Vol. 4 No. 5 | Jan. 31, 2007

 

Oui oui! French film fest comes to NAU

If you enjoy great movies but hate buying expensive tickets, or if you'd love to learn about a foreign culture but can't afford the airfare, you're in luck.

On Feb. 10 and 11, the Tournees Festival and the NAU School of Communication will bring five contemporary French films to Cline Library Assembly Hall. Admission will be free.

"French films focus on character and dialogue," said Janna Jones, festival organizer and associate professor at the School of Communication. "You might say that much of the best French cinema provides the spectator a bird's-eye view of the ways of the heart, the spirit and the mind."

The Tournees Festival is a program overseen by the French American Cultural Exchange. The festival gives about $140,000 in grants to universities each year. Its goal is to encourage universities to create and sustain their own French film festivals.

"French cinema and culture are not so radically different from American film and culture, but there are differences," Jones said. "And with those differences, we are offered a slightly new way to see the world. This change in perspective brings us pleasure and new insights into our own lives."
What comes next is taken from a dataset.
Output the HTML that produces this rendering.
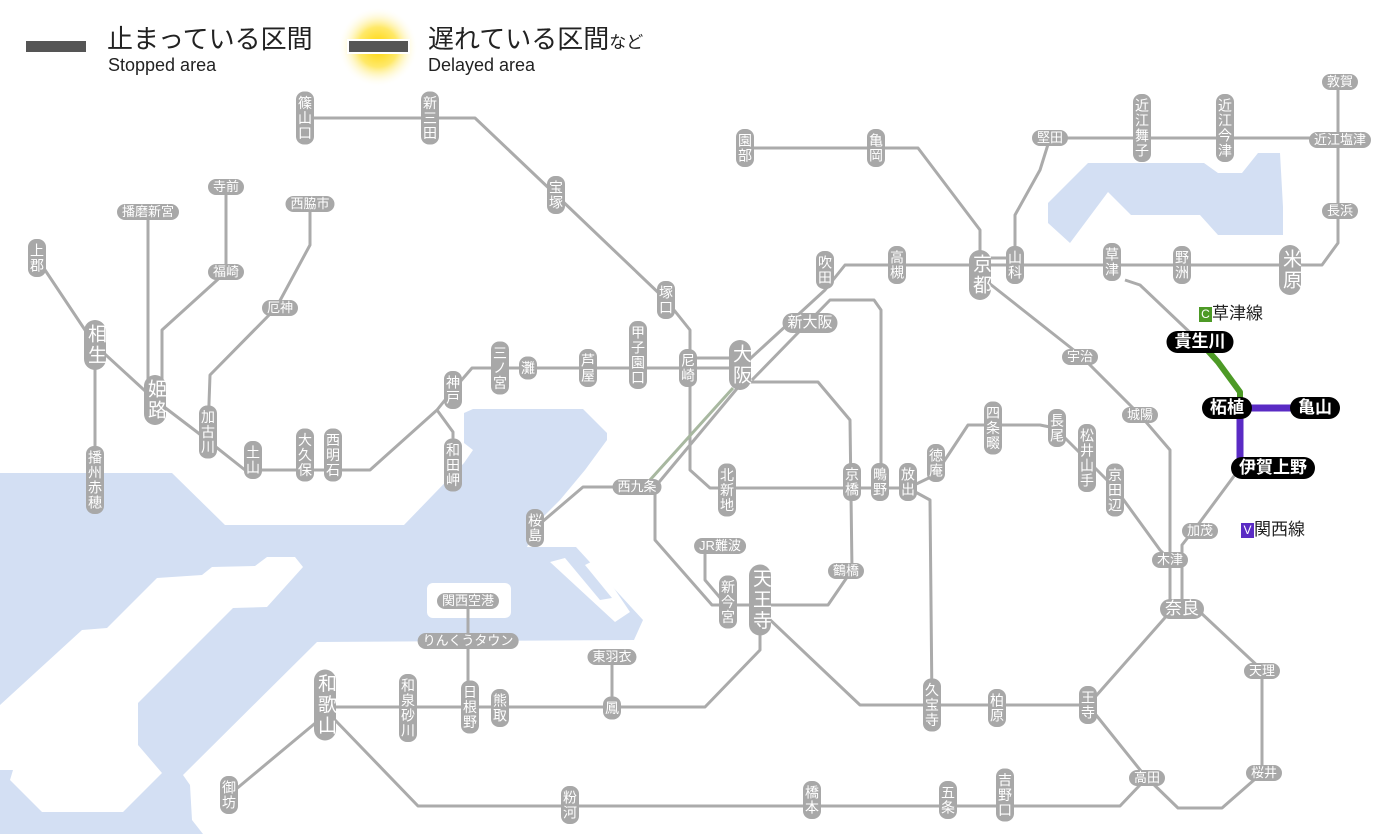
<!DOCTYPE html>
<html><head><meta charset="utf-8">
<style>
body{margin:0;width:1400px;height:834px;overflow:hidden;background:#fff;position:relative;font-family:"Liberation Sans","Noto Sans CJK JP",sans-serif}
svg{position:absolute;left:0;top:0}
.s{position:absolute;transform:translate(-50%,-50%);background:#a8a8a8;color:#fff;font-size:13px;line-height:14px;border-radius:8px;white-space:nowrap;text-align:center;font-family:"Liberation Sans","Noto Sans CJK JP",sans-serif}
.v{writing-mode:vertical-rl;width:18px;line-height:18px;padding:4px 0;font-size:14px;letter-spacing:1px}
.h{height:16px;line-height:16px;padding:0 5px}
.v.b{font-size:19px;width:22px;line-height:22px;border-radius:11px;letter-spacing:2px}
.h.b{font-size:17px;height:20px;line-height:20px;border-radius:10px}
.k{position:absolute;transform:translate(-50%,-50%);background:#000;color:#fff;font-size:17px;font-weight:bold;height:22px;line-height:22px;padding:0 8px;border-radius:11px;white-space:nowrap}
.t{position:absolute;white-space:nowrap;color:#222}
</style></head><body>
<svg width="1400" height="834" viewBox="0 0 1400 834">
<defs><radialGradient id="g"><stop offset="0" stop-color="#ffd400"/><stop offset="0.5" stop-color="#ffe96a"/><stop offset="1" stop-color="#fff" stop-opacity="0"/></radialGradient></defs>
<g fill="#d3dff3">
<polygon points="0,473 172,473 225,525 404,525 464,463 473,450 464,443 464,413 473,409 583,409 607,433 607,440 585,470 560,500 540,520 527,547 576,547 643,620 634,640 317,642 183,775 190,785 192,820 203,834 0,834"/>
<polygon points="1048,203 1088,163 1204,163 1218,173 1242,173 1258,153 1280,153 1283,207 1283,235 1218,235 1200,215 1131,215 1108,192 1070,243 1048,223"/>
</g>
<g fill="#fff">
<polygon points="0,705 82,630 107,628 157,578 202,575 212,567 255,566 267,557 295,557 303,567 267,607 233,608 138,703 138,745 162,773 123,812 42,812 10,780 13,770 0,770"/>
<rect x="427" y="583" width="84" height="35" rx="6"/>
<polygon points="550,562 565,558 600,600 612,598 585,565 595,560 630,612 615,622"/>
</g>
<rect x="26" y="41" width="60" height="11" fill="#555"/>
<circle cx="378" cy="47" r="40" fill="url(#g)"/>
<rect x="347" y="39" width="63" height="15" fill="#fff"/>
<rect x="349" y="41" width="59" height="11" fill="#555"/>
<g fill="none" stroke="#ababab" stroke-width="3" stroke-linejoin="round">
<polyline points="305,118 475,118 556,195 666,300 690,330 690,470 710,488 908,488"/>
<polyline points="37,258 95,345 155,400 197,432 245,470 370,470 437,410 453,390 472,368 740,368"/>
<polyline points="690,358 740,358"/>
<polyline points="437,410 453,432 453,465"/>
<polyline points="95,345 95,480"/>
<polyline points="148,212 148,400"/>
<polyline points="226,187 226,272 162,330 162,400"/>
<polyline points="310,204 310,245 276,308 210,375 208,432"/>
<polyline points="740,368 825,290 845,265 1322,265 1338,243 1338,82"/>
<polyline points="752,380 830,300 874,300 881,310 881,488"/>
<polyline points="1015,265 1015,215 1040,170 1050,138 1340,138"/>
<polyline points="745,148 918,148 980,230 980,265"/>
<polyline points="980,258 1015,258"/>
<polyline points="985,280 1080,355 1140,415 1170,450 1170,612"/>
<polyline points="1125,280 1140,285 1200,342"/>
<polyline points="1240,468 1200,522 1182,545 1182,612"/>
<polyline points="745,382 818,382 850,420 852,570 828,605 712,605 655,540 655,487 740,385"/>
<polyline points="650,480 733,388" stroke="#a8b8a0"/>
<polyline points="637,487 583,487 535,528"/>
<polyline points="705,546 705,580 722,600"/>
<polyline points="760,605 760,650 705,707 325,707"/>
<polyline points="612,657 612,707"/>
<polyline points="468,601 468,707"/>
<polyline points="765,615 860,705 1088,705 1170,612"/>
<polyline points="908,488 930,500 932,705"/>
<polyline points="335,720 418,806 1120,806 1140,785 1145,776 1088,705"/>
<polyline points="1145,776 1178,808 1222,808 1262,773 1262,670 1200,612"/>
<polyline points="325,715 229,795"/>
<polyline points="908,488 935,475 968,425 1040,425 1055,428 1087,460 1115,488 1160,550 1170,560"/>
</g>
<polyline points="1200,342 1218,362 1240,392 1240,408" fill="none" stroke="#4d9a26" stroke-width="6" stroke-linejoin="round"/>
<polyline points="1240,408 1315,408" fill="none" stroke="#5a2bc4" stroke-width="7"/>
<polyline points="1240,408 1240,468" fill="none" stroke="#5a2bc4" stroke-width="7"/>
</svg>

<div class="t" style="left:107px;top:24px;font-size:26px;line-height:30px">止まっている区間</div>
<div class="t" style="left:108px;top:55px;font-size:18px;line-height:20px">Stopped area</div>
<div class="t" style="left:428px;top:24px;font-size:26px;line-height:30px">遅れている区間<span style="font-size:17px">など</span></div>
<div class="t" style="left:428px;top:55px;font-size:18px;line-height:20px">Delayed area</div>

<div class="s v" style="left:305px;top:118px">篠山口</div>
<div class="s v" style="left:430px;top:118px">新三田</div>
<div class="s v" style="left:556px;top:195px">宝塚</div>
<div class="s v" style="left:666px;top:300px">塚口</div>
<div class="s v" style="left:638px;top:355px">甲子園口</div>
<div class="s v" style="left:588px;top:368px">芦屋</div>
<div class="s v" style="left:528px;top:368px">灘</div>
<div class="s v" style="left:500px;top:368px">三ノ宮</div>
<div class="s v" style="left:453px;top:390px">神戸</div>
<div class="s v" style="left:453px;top:465px">和田岬</div>
<div class="s v" style="left:688px;top:368px">尼崎</div>
<div class="s v b" style="left:740px;top:365px">大阪</div>
<div class="s v" style="left:37px;top:258px">上郡</div>
<div class="s v b" style="left:95px;top:345px">相生</div>
<div class="s v" style="left:95px;top:480px">播州赤穂</div>
<div class="s v b" style="left:155px;top:400px">姫路</div>
<div class="s v" style="left:208px;top:432px">加古川</div>
<div class="s v" style="left:253px;top:460px">土山</div>
<div class="s v" style="left:305px;top:455px">大久保</div>
<div class="s v" style="left:333px;top:455px">西明石</div>
<div class="s h" style="left:148px;top:212px">播磨新宮</div>
<div class="s h" style="left:226px;top:187px">寺前</div>
<div class="s h" style="left:226px;top:272px">福崎</div>
<div class="s h" style="left:310px;top:204px">西脇市</div>
<div class="s h" style="left:280px;top:308px">厄神</div>
<div class="s v" style="left:745px;top:148px">園部</div>
<div class="s v" style="left:876px;top:148px">亀岡</div>
<div class="s v" style="left:825px;top:270px">吹田</div>
<div class="s v" style="left:897px;top:265px">高槻</div>
<div class="s v b" style="left:980px;top:275px">京都</div>
<div class="s v" style="left:1015px;top:265px">山科</div>
<div class="s v" style="left:1112px;top:262px">草津</div>
<div class="s v" style="left:1182px;top:265px">野洲</div>
<div class="s v b" style="left:1290px;top:270px">米原</div>
<div class="s h" style="left:1050px;top:138px">堅田</div>
<div class="s v" style="left:1142px;top:128px">近江舞子</div>
<div class="s v" style="left:1225px;top:128px">近江今津</div>
<div class="s h" style="left:1340px;top:140px">近江塩津</div>
<div class="s h" style="left:1340px;top:82px">敦賀</div>
<div class="s h" style="left:1340px;top:211px">長浜</div>
<div class="s h b" style="left:810px;top:323px;font-size:15px">新大阪</div>
<div class="s h" style="left:1080px;top:357px">宇治</div>
<div class="s h" style="left:1140px;top:415px">城陽</div>
<div class="k" style="left:1200px;top:342px">貴生川</div>
<div class="k" style="left:1227px;top:408px">柘植</div>
<div class="k" style="left:1315px;top:408px">亀山</div>
<div class="k" style="left:1273px;top:468px">伊賀上野</div>
<div class="t" style="left:1199px;top:305px;font-size:17px;line-height:18px"><span style="display:inline-block;width:13px;height:15px;background:#4d9a26;color:#fff;font-size:12px;line-height:15px;text-align:center;vertical-align:1px">C</span>草津線</div>
<div class="t" style="left:1241px;top:521px;font-size:17px;line-height:18px"><span style="display:inline-block;width:13px;height:15px;background:#5a2bc4;color:#fff;font-size:12px;line-height:15px;text-align:center;vertical-align:1px">V</span>関西線</div>
<div class="s v" style="left:727px;top:490px">北新地</div>
<div class="s v" style="left:852px;top:482px">京橋</div>
<div class="s v" style="left:880px;top:482px">鴫野</div>
<div class="s v" style="left:908px;top:482px">放出</div>
<div class="s v" style="left:936px;top:463px">徳庵</div>
<div class="s v" style="left:993px;top:428px">四条畷</div>
<div class="s v" style="left:1057px;top:428px">長尾</div>
<div class="s v" style="left:1087px;top:458px">松井山手</div>
<div class="s v" style="left:1115px;top:490px">京田辺</div>
<div class="s h" style="left:637px;top:487px">西九条</div>
<div class="s v" style="left:535px;top:528px">桜島</div>
<div class="s h" style="left:720px;top:546px">JR難波</div>
<div class="s v" style="left:728px;top:602px">新今宮</div>
<div class="s v b" style="left:760px;top:600px">天王寺</div>
<div class="s h" style="left:846px;top:571px">鶴橋</div>
<div class="s h" style="left:1200px;top:531px">加茂</div>
<div class="s h" style="left:1170px;top:560px">木津</div>
<div class="s h b" style="left:1182px;top:609px">奈良</div>
<div class="s h" style="left:1262px;top:671px">天理</div>
<div class="s h" style="left:1264px;top:773px">桜井</div>
<div class="s h" style="left:1147px;top:778px">高田</div>
<div class="s v" style="left:1088px;top:705px">王寺</div>
<div class="s v" style="left:997px;top:708px">柏原</div>
<div class="s v" style="left:932px;top:705px">久宝寺</div>
<div class="s v" style="left:1005px;top:795px">吉野口</div>
<div class="s v" style="left:948px;top:800px">五条</div>
<div class="s v" style="left:812px;top:800px">橋本</div>
<div class="s v" style="left:570px;top:805px">粉河</div>
<div class="s v" style="left:229px;top:795px">御坊</div>
<div class="s v b" style="left:325px;top:705px">和歌山</div>
<div class="s v" style="left:408px;top:708px">和泉砂川</div>
<div class="s v" style="left:470px;top:707px">日根野</div>
<div class="s v" style="left:500px;top:708px">熊取</div>
<div class="s v" style="left:612px;top:708px">鳳</div>
<div class="s h" style="left:612px;top:657px">東羽衣</div>
<div class="s h" style="left:468px;top:641px">りんくうタウン</div>
<div class="s h" style="left:468px;top:601px">関西空港</div>
</body></html>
The festival is made possible with the support of the Cultural Services of the French Embassy, the French Ministry of Culture, the NAU School of Communication, Cline Library and the NAU College of Arts and Letters.

Festival showings

Saturday, Feb. 10

Look at Me (2004), PG-13
1 p.m.

Lolita, a plus-size brunette with dreams of becoming a singer, must deal with her famous father, his conniving "friends," and a world dominated by thin, beautiful blondes. Yet hope is not lost, and Lolita's music transcends society in the end.

   

The Triplets of Belleville (2003), PG-13
3:30 p.m.

This lively, award-winning animated film is about Champion, a little boy raised in '50s Paris by his grandmother, Madame Souza. Madame Souza trains Champion to be a great cyclist, and when he is kidnapped at the Tour de France, she must go to New York and rescue him. The film makes affectionate jabs at France.

   

A Very Long Engagement (2004), R
6 p.m.

This film presents a story of ultimate romantic devotion: Mathilde's fiancé serves in the trenches during WWI and never returns home. It seems clear that he is dead, but Mathilde (played by Amelie's Audrey Tautou) believes otherwise and begins trying to find him. There's more than just romance. Engagement also paints a vivid picture of WWI—its battlefields, its trenches, its soldiers and its life-altering effect on millions of people.

   

Sunday, Feb. 11

The Beat That My Heart Skipped (2005), NR
1 p.m.

The classic theme of a decent guy trying to escape his indecent life is illustrated in Beat, a rare species of thriller with heart. Tom is a real estate manager/heavy who works for his slumlord father. His now-dead mother was a classical musician, and after a chance meeting with her former agent, Tom revives his dormant desire to be a concert pianist.

   

The Far Side of the Moon (2003), NR
3:30 p.m.

This metaphorical film depicts sibling rivalry at the time of the U.S./Soviet space race. Two brothers, both played by director Robert Lepage, remember their childhood while going through the belongings of their recently deceased mother.